REQUIRED WORK: Please reproduce exactly the lines between the line holding "Write a Python" and the line holding "ticks_tam = [0, 10, 20, 30, 40, 50, 60]", inclusive, leaving out any pictures.

DATA EXTRACT:
☆ ☆ ☆ ☆

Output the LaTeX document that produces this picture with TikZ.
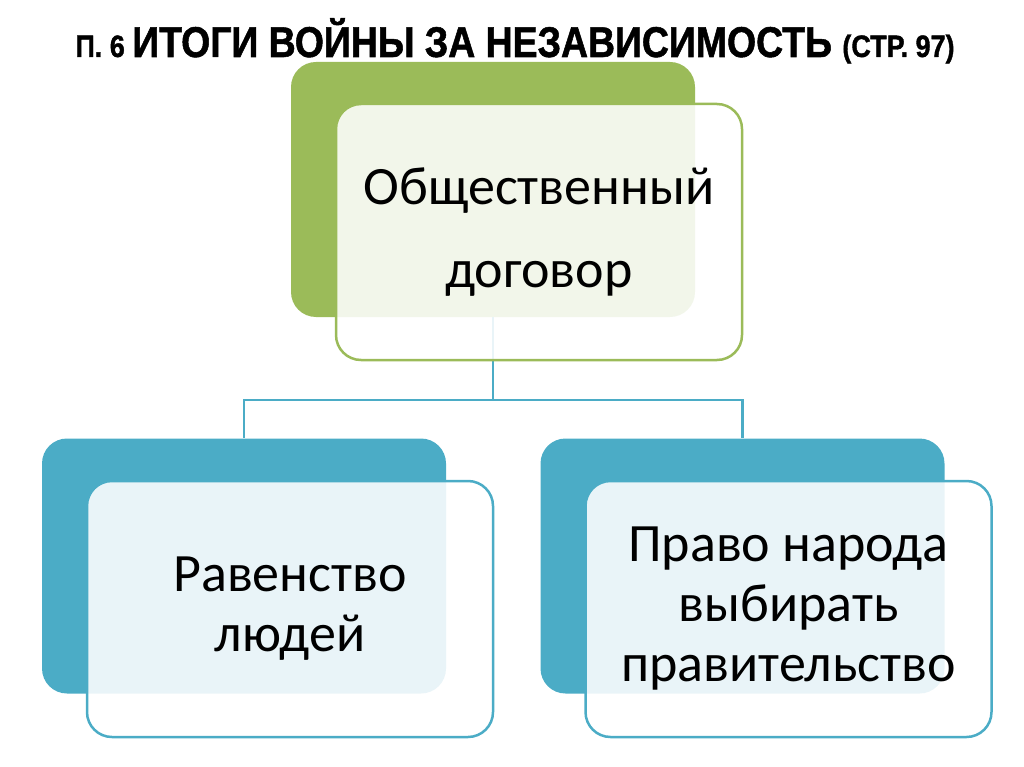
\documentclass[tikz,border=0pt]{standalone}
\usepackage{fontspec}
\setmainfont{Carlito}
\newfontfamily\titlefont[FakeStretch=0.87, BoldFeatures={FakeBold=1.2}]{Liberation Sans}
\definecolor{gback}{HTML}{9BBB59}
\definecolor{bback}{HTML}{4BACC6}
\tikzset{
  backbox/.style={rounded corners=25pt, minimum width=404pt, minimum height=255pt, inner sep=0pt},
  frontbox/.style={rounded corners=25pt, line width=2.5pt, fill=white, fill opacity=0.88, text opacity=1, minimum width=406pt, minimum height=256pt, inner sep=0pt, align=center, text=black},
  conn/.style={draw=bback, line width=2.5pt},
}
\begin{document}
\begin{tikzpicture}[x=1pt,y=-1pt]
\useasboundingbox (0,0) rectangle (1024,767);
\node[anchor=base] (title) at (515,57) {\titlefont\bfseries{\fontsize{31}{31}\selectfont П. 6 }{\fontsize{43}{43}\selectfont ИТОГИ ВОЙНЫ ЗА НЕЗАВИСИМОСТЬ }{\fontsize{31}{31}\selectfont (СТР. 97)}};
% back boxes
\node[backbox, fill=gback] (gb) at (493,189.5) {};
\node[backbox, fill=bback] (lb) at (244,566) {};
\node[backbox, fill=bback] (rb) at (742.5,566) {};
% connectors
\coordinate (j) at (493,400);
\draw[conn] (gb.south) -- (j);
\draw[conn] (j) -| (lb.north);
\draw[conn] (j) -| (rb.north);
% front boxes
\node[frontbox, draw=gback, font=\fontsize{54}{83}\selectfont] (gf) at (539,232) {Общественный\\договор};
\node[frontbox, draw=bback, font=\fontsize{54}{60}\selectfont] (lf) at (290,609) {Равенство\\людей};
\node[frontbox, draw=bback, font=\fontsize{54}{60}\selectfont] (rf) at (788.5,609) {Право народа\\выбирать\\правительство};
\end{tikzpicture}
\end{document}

☆ ☆ ☆ ☆

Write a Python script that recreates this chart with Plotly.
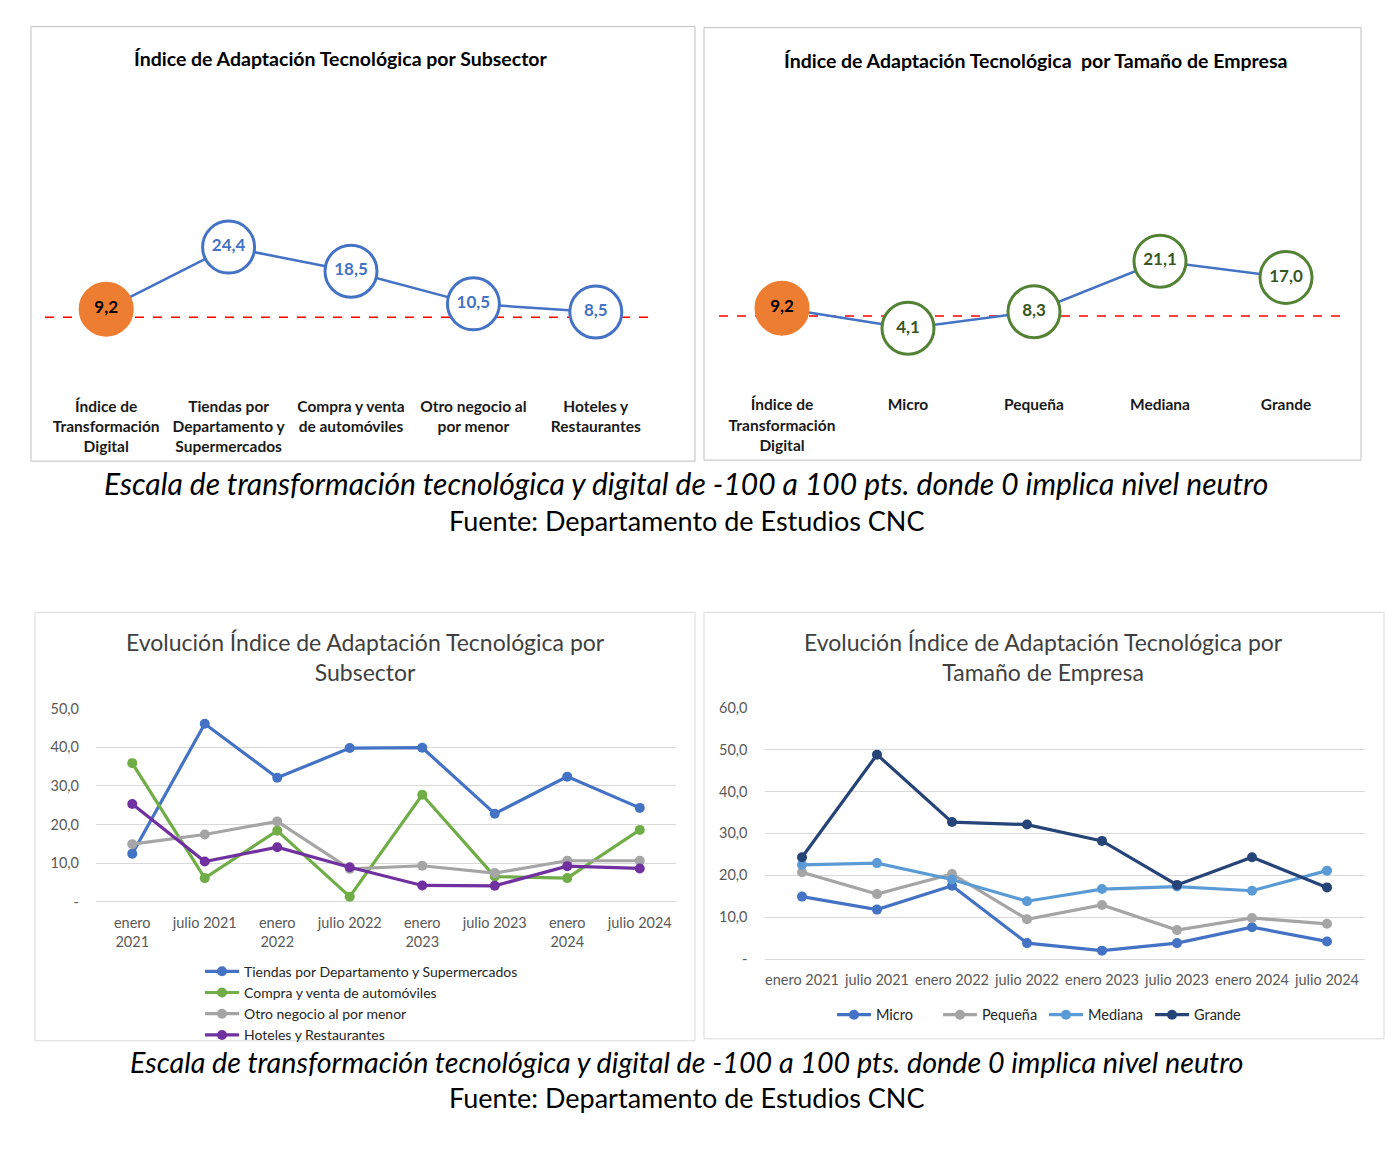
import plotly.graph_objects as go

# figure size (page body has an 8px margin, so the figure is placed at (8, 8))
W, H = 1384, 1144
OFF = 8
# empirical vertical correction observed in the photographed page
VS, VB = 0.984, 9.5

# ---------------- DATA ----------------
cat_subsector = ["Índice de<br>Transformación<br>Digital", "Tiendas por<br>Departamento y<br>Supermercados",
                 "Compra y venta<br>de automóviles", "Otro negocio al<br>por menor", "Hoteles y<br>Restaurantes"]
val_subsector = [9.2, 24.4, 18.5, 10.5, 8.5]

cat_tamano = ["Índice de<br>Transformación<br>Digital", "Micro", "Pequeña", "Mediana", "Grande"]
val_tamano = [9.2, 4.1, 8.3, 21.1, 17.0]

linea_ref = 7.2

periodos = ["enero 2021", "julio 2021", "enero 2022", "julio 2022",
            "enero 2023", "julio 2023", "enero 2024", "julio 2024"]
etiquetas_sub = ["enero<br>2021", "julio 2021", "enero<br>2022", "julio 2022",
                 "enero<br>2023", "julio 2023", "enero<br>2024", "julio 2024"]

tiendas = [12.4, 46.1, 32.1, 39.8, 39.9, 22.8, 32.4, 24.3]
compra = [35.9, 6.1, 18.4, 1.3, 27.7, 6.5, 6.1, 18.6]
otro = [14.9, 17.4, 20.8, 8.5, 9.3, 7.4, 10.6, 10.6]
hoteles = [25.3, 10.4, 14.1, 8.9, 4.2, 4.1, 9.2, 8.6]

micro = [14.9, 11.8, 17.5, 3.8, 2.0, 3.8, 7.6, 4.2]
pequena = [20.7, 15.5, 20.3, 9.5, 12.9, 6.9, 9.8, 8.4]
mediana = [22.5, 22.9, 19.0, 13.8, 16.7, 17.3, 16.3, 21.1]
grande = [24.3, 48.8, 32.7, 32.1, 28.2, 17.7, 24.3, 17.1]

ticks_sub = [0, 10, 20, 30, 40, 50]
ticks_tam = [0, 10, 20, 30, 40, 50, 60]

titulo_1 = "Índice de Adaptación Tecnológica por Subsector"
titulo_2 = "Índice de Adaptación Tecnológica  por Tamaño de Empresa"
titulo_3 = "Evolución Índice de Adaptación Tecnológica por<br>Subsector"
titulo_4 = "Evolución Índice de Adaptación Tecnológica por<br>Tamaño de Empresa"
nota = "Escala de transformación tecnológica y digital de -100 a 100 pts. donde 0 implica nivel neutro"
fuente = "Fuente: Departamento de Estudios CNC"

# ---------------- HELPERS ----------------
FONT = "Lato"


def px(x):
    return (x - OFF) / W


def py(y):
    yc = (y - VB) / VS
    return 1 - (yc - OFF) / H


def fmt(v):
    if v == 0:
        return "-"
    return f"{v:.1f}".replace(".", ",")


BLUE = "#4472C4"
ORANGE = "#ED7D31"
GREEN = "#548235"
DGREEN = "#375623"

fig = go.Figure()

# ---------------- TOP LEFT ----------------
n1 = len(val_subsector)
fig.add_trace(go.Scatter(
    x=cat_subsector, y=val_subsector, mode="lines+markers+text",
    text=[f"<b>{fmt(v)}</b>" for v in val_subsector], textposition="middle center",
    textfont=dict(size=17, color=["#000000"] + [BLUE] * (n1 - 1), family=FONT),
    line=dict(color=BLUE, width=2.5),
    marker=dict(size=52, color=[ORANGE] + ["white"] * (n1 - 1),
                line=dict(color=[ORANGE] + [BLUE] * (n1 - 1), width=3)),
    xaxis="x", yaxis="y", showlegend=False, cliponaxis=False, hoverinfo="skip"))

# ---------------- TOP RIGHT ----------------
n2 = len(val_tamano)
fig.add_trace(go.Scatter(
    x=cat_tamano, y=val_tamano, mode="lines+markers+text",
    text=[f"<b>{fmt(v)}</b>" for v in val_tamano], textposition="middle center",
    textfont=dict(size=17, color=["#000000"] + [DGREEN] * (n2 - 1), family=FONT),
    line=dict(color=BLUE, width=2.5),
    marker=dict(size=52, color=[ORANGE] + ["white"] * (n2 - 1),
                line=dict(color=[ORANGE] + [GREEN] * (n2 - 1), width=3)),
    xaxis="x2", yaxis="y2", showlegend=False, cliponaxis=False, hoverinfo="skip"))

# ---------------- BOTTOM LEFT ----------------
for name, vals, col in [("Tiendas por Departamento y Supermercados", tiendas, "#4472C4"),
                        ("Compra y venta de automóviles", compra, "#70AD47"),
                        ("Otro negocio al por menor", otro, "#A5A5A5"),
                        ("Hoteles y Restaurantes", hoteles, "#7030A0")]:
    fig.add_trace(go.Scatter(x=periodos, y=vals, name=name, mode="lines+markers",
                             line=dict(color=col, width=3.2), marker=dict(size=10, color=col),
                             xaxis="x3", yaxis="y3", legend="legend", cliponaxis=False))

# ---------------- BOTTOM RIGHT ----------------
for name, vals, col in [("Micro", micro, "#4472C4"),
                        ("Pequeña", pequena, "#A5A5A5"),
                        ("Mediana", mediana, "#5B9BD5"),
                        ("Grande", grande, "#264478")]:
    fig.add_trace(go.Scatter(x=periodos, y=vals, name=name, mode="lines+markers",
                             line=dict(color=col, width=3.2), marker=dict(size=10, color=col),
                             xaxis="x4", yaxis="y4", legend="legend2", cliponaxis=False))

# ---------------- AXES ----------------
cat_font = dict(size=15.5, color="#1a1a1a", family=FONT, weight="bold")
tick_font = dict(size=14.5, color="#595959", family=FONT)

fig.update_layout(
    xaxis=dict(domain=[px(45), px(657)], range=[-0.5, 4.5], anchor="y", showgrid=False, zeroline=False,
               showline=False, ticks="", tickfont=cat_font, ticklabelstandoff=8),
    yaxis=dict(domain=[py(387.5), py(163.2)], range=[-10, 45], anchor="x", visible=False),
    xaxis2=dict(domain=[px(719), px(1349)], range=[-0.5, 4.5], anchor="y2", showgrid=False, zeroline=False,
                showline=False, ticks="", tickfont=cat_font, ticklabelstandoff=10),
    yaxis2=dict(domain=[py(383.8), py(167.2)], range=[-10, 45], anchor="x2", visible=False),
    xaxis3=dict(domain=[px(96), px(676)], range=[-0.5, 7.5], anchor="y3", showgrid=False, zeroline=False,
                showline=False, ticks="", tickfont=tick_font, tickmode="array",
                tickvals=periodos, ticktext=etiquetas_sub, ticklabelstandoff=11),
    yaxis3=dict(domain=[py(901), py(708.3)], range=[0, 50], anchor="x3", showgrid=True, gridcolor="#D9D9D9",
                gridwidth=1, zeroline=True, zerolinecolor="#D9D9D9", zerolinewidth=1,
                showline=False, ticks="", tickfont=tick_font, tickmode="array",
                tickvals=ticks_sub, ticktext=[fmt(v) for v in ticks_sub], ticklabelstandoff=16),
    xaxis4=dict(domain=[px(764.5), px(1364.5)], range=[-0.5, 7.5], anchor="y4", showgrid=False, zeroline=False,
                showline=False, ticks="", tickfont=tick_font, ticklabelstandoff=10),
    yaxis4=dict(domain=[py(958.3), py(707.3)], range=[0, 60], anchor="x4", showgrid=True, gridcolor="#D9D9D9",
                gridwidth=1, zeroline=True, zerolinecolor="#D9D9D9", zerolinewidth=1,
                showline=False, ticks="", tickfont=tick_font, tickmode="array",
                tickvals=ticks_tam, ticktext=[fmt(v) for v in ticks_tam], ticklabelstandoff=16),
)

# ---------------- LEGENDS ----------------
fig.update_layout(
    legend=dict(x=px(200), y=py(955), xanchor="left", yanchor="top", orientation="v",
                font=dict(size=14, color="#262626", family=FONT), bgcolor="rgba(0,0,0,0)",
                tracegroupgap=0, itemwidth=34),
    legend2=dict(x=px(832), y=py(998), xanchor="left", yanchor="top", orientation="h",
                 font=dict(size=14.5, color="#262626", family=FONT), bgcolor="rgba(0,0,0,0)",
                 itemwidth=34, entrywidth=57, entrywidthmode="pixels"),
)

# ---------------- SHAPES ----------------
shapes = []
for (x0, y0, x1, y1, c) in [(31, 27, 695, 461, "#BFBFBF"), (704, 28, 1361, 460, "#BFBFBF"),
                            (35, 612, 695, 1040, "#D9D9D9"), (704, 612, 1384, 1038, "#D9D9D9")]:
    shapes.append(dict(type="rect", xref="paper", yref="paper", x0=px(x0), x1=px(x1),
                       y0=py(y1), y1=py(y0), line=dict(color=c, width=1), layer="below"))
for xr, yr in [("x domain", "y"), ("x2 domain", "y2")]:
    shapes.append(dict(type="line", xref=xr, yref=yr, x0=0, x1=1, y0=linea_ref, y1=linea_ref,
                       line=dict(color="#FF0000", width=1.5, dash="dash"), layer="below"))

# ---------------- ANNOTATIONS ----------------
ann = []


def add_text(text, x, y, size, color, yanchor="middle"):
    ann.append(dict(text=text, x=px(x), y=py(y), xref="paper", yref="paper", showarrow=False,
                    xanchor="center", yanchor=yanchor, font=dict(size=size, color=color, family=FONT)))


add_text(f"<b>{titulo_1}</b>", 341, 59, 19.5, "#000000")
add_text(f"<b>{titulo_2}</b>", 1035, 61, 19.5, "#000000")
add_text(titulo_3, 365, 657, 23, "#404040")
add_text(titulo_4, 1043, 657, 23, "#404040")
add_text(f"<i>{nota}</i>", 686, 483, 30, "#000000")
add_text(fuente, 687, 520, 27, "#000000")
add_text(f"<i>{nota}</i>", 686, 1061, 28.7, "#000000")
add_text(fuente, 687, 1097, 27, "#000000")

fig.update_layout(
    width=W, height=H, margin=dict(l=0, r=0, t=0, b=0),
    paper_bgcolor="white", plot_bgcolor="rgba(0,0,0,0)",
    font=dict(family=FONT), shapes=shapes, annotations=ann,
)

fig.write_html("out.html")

☆ ☆ ☆ ☆

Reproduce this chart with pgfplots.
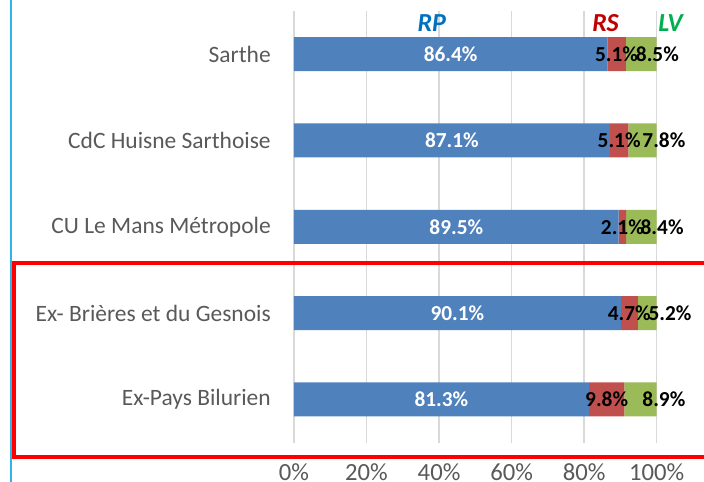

☆ ☆ ☆ ☆

SOLUTION:
Write a Python script that recreates this chart with Plotly.
import plotly.graph_objects as go

# figure size (page body has an 8px margin, so the figure is placed at (8, 8))
W, H = 1384, 1144
OFF = 8
# empirical vertical correction observed in the photographed page
VS, VB = 0.984, 9.5

# ---------------- DATA ----------------
cat_subsector = ["Índice de<br>Transformación<br>Digital", "Tiendas por<br>Departamento y<br>Supermercados",
                 "Compra y venta<br>de automóviles", "Otro negocio al<br>por menor", "Hoteles y<br>Restaurantes"]
val_subsector = [9.2, 24.4, 18.5, 10.5, 8.5]

cat_tamano = ["Índice de<br>Transformación<br>Digital", "Micro", "Pequeña", "Mediana", "Grande"]
val_tamano = [9.2, 4.1, 8.3, 21.1, 17.0]

linea_ref = 7.2

periodos = ["enero 2021", "julio 2021", "enero 2022", "julio 2022",
            "enero 2023", "julio 2023", "enero 2024", "julio 2024"]
etiquetas_sub = ["enero<br>2021", "julio 2021", "enero<br>2022", "julio 2022",
                 "enero<br>2023", "julio 2023", "enero<br>2024", "julio 2024"]

tiendas = [12.4, 46.1, 32.1, 39.8, 39.9, 22.8, 32.4, 24.3]
compra = [35.9, 6.1, 18.4, 1.3, 27.7, 6.5, 6.1, 18.6]
otro = [14.9, 17.4, 20.8, 8.5, 9.3, 7.4, 10.6, 10.6]
hoteles = [25.3, 10.4, 14.1, 8.9, 4.2, 4.1, 9.2, 8.6]

micro = [14.9, 11.8, 17.5, 3.8, 2.0, 3.8, 7.6, 4.2]
pequena = [20.7, 15.5, 20.3, 9.5, 12.9, 6.9, 9.8, 8.4]
mediana = [22.5, 22.9, 19.0, 13.8, 16.7, 17.3, 16.3, 21.1]
grande = [24.3, 48.8, 32.7, 32.1, 28.2, 17.7, 24.3, 17.1]

ticks_sub = [0, 10, 20, 30, 40, 50]
ticks_tam = [0, 10, 20, 30, 40, 50, 60]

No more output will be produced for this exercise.